Alex Brummer said the International Monetary Fund’s top economist continued to warn of grim times ahead, with the equivalent of 300 million jobs globally under threat.

Gita Gopinath warned of ‘the worst recession since the Great Depression, a crisis like no other and the highest public debt as a proportion of world output in history,’ he said.

“The really scary thing is that there is no ‘V’-shaped recovery in 2021 but something which looks more like the Nike tick on my sports shirt,” he said. “Scarring from Covid-19, if the IMF is right, will leave the UK with an economy 4 per cent smaller at the end of 2021 – a catastrophe for a previously resilient jobs market unless interventions are stepped up hugely.”

He said there was no comfort to be drawn from the IMF’s midsummer forecast except to note that the UK’s downturn, projected at -10.2 per cent this year, is no longer the worst among the advanced countries.

“Among the G7 countries, France and Italy outpace the UK in terms of the scale of the calamity,” he added. “The Chancellor, Rishi Sunak, has gone far beyond what anyone could have expected in seeking to cushion the impact of the virus. But could he or should he do more?”

The Guardian

Giles Tremlett pointed out that Britain and Spain vied for the ‘gruesome title’ of having suffered the most deadly consequences –sharing 107,000 deaths from Covid-19.

But, he said, comparisons end there. Spain had the toughest lockdown which produced a dramatic tail off and the country’s mortality rate returned to normal on May 10.

He asked whether British tourists would destroy the effort to squash the virus in Spain as it welcomes them again this summer.

“Spaniards observed lockdown with fortitude and discipline,” he said. “Spain’s economy relies on tourism, which generates 12% of GDP. The government is determined to “save the summer season”, which is why it let Britons and EU nationals enter the country and move around freely on exactly the same day as Spaniards were able to.”

This is the country’s ‘big gamble’, he said.

“Much now depends on how visitors behave. Almost everyone walking the streets of Madrid still wears a mask,” he said. “ Visitors who feel even slightly ill are expected to visit a doctor immediately .Anyone with one of a dozen different Covid-19-like symptoms should be tested within 24 hours, with results coming 24 to 48 hours after that. This is free, and the same system applies to Spaniards.”
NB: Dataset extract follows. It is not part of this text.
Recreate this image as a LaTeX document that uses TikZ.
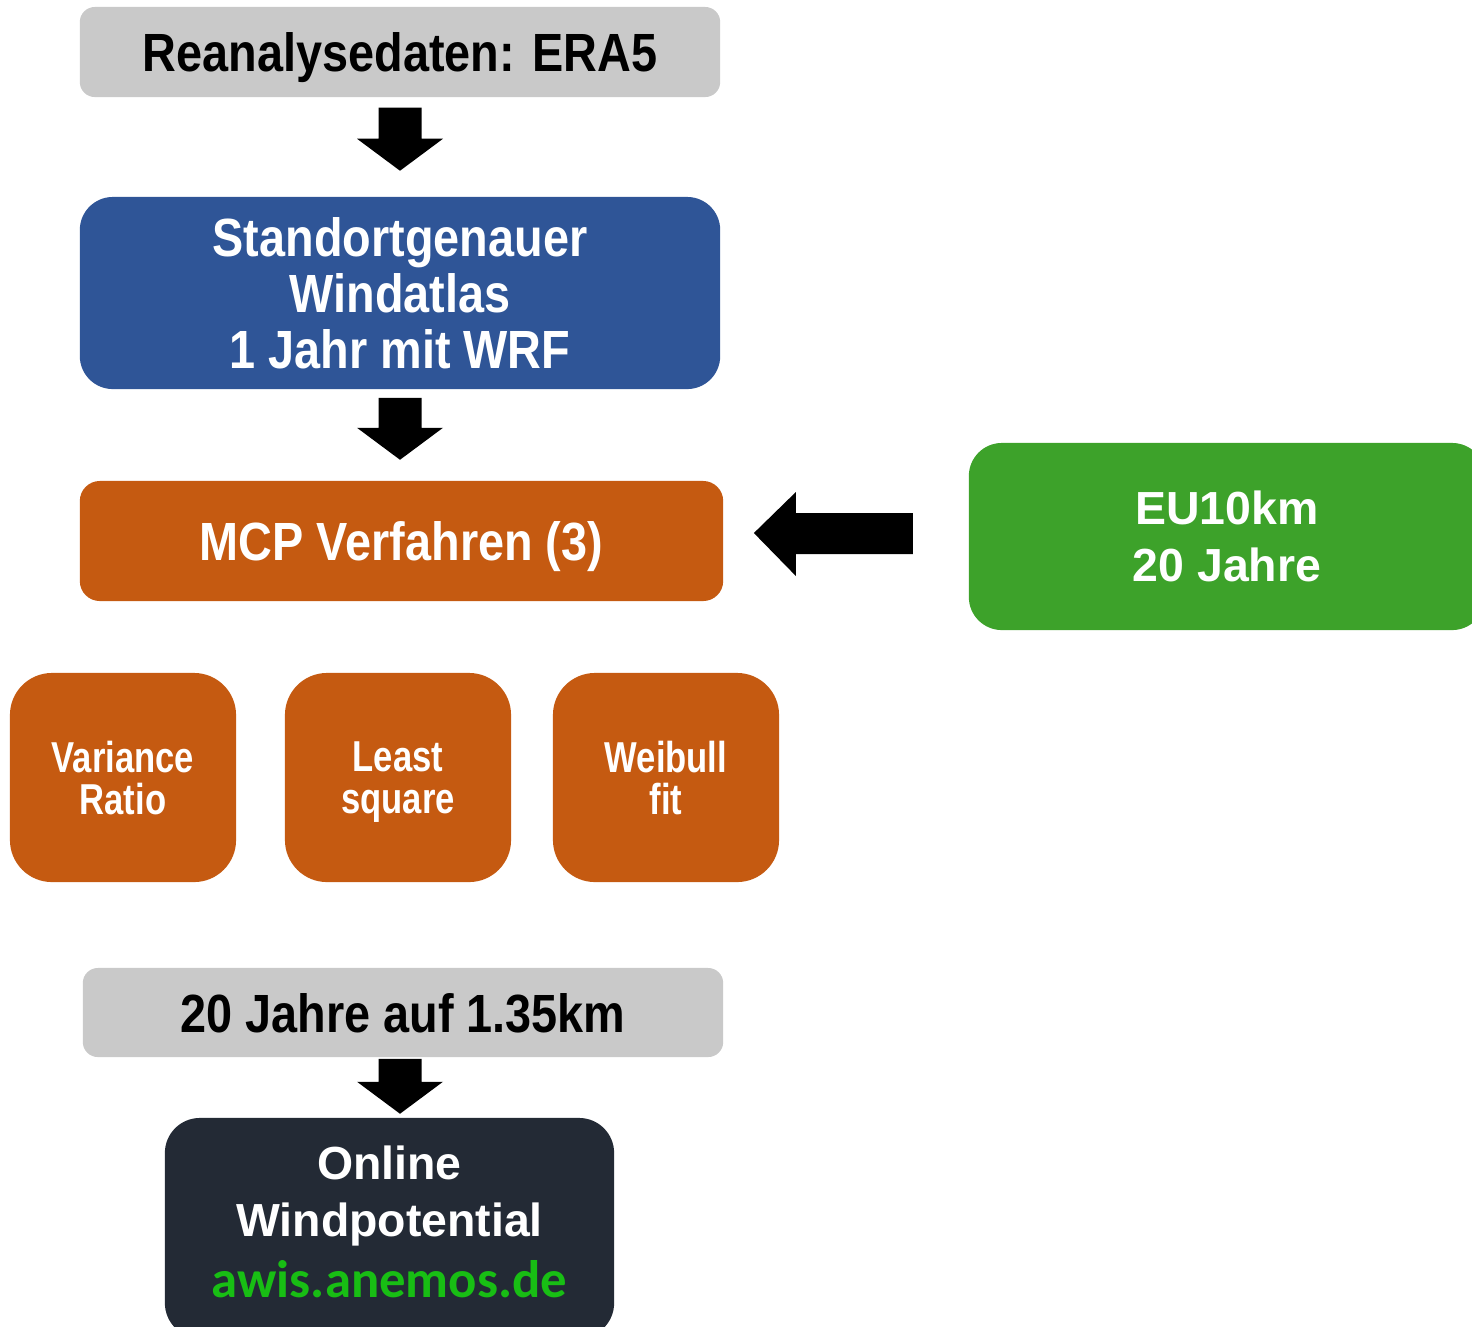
\documentclass[tikz,border=0pt]{standalone}
\usepackage{tikz}
\usepackage{fontspec}
\usetikzlibrary{calc}
\usetikzlibrary{backgrounds}

\setmainfont{Liberation Sans}
\newfontfamily\narrowfont{Liberation Sans}[FakeStretch=0.87]
\newfontfamily\smallnarrow{Liberation Sans}[FakeStretch=0.80]
\newfontfamily\webfont{Carlito}

\definecolor{boxgrey}{RGB}{201,201,201}
\definecolor{wrfblue}{RGB}{47,85,151}
\definecolor{mcporange}{RGB}{197,90,17}
\definecolor{eugreen}{RGB}{61,162,42}
\definecolor{webdark}{RGB}{35,42,53}
\definecolor{linkgreen}{RGB}{24,190,20}

\tikzset{
  stage/.style={inner sep=0pt, align=center, text=white},
  bigtext/.style={font=\narrowfont\bfseries\fontsize{15.3}{15.9}\selectfont, text depth=0pt},
  plaintext/.style={font=\bfseries\fontsize{13.2}{16.2}\selectfont},
  methodtext/.style={font=\smallnarrow\bfseries\fontsize{12.3}{12}\selectfont, text depth=0pt},
  method/.style={stage, methodtext, fill=mcporange, rounded corners=0.42cm,
    minimum width=2.26cm, minimum height=2.09cm}
}

% block arrow pointing down: #1 = top centre, #2 = shaft length
\newcommand{\downblock}[2]{%
  \fill ($(#1)+(-21.5,0)$) -- ++(43,0) -- ++(0,#2) -- ++(21.5,0)
    -- ++(-43,32) -- ++(-43,-32) -- ++(21.5,0) -- cycle;}

\begin{document}
\begin{tikzpicture}[x=0.01cm, y=-0.01cm]
 \useasboundingbox (0,0) rectangle (1472,1326);

 \node[stage, bigtext, text=black, fill=boxgrey, rounded corners=0.15cm,
   minimum width=6.4cm, minimum height=0.9cm] (era) at (400,52)
   {Reanalysedaten: ERA5};
 \node[stage, bigtext, fill=wrfblue, rounded corners=0.33cm,
   minimum width=6.4cm, minimum height=1.92cm] (wrf) at (400,293)
   {Standortgenauer\\Windatlas\\1 Jahr mit WRF};
 \node[stage, bigtext, fill=mcporange, rounded corners=0.2cm,
   minimum width=6.43cm, minimum height=1.2cm] (mcp) at (401.5,541)
   {MCP Verfahren (3)};
 \node[stage, plaintext, fill=eugreen, rounded corners=0.33cm,
   minimum width=5.16cm, minimum height=1.87cm] (eu) at (1227,536.5)
   {EU10km\\20 Jahre};

 \node[method] (var) at (123,777.5) {Variance\\Ratio};
 \node[method] (lsq) at (398,777.5) {Least\\square};
 \node[method] (wei) at (666,777.5) {Weibull\\fit};

 \node[stage, bigtext, text=black, fill=boxgrey, rounded corners=0.15cm,
   minimum width=6.4cm, minimum height=0.89cm] (res) at (403,1012.5)
   {20 Jahre auf 1.35km};
 \node[stage, plaintext, fill=webdark, rounded corners=0.35cm, text depth=3.5pt,
   minimum width=4.49cm, minimum height=2.2cm] (web) at (389.5,1228)
   {Online\\Windpotential\\[1pt]{\webfont\fontsize{15}{16}\selectfont\color{linkgreen}awis.anemos.de}};

 % arrows
 \coordinate (a1) at ($(era.south)+(0,10)$);
 \coordinate (a2) at ($(wrf.south)+(0,8)$);
 \coordinate (a3) at ($(res.south)+(-3,1)$);
 \downblock{a1}{31}
 \downblock{a2}{30}
 \downblock{a3}{23}
 \coordinate (tip) at ($(mcp.east)+(30,-8)$);
 \fill (tip) -- ++(42,-41) -- ++(0,21) -- ++(117,0) -- ++(0,41)
   -- ++(-117,0) -- ++(0,22) -- cycle;
\end{tikzpicture}
\end{document}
In the end, he said, visitors may be both safer from the virus and more likely to be reliably diagnosed in Spain.

“ Spaniards want you back, but only if you respect the effort 47 million people have put into making their country safe,” he said.

Daily Express

Leo McKinstry said this week’s announcement of a dramatic relaxation in the coronavirus restrictions was the ‘perfect platform for Boris Johnson to display the best of his political talents.’

“He is always at his most effective in the glow of advance rather than the gloom of adversity,” he said. “The “broad, sunlit uplands”, to quote the phrase of his hero Winston Churchill, are his natural territory. “

With his announcement of hibernation coming to an end, he was back on form, he said.

“As a Cavalier by instinct, not a Roundhead, he finds it much easier to embrace liberty rather than extend officialdom,” he added. “ This pandemic has forced him to act out of character. That is partly why he has struggled in recent months. He yearned to play Shakespeare’s Falstaff, but was required to be Hamlet.”

Since his own brush with death in hospital he has endured a long and draining recuperation, he said, with his three hour long afternoon naps whispered about in Westminster.

“The whole complex apparatus of the lockdown, with its two-metre rules and socialising bans, was the very antithesis of his generous spirit,” he said. “By nature, he is the welcoming bartender, not the box-ticking bureaucrat.”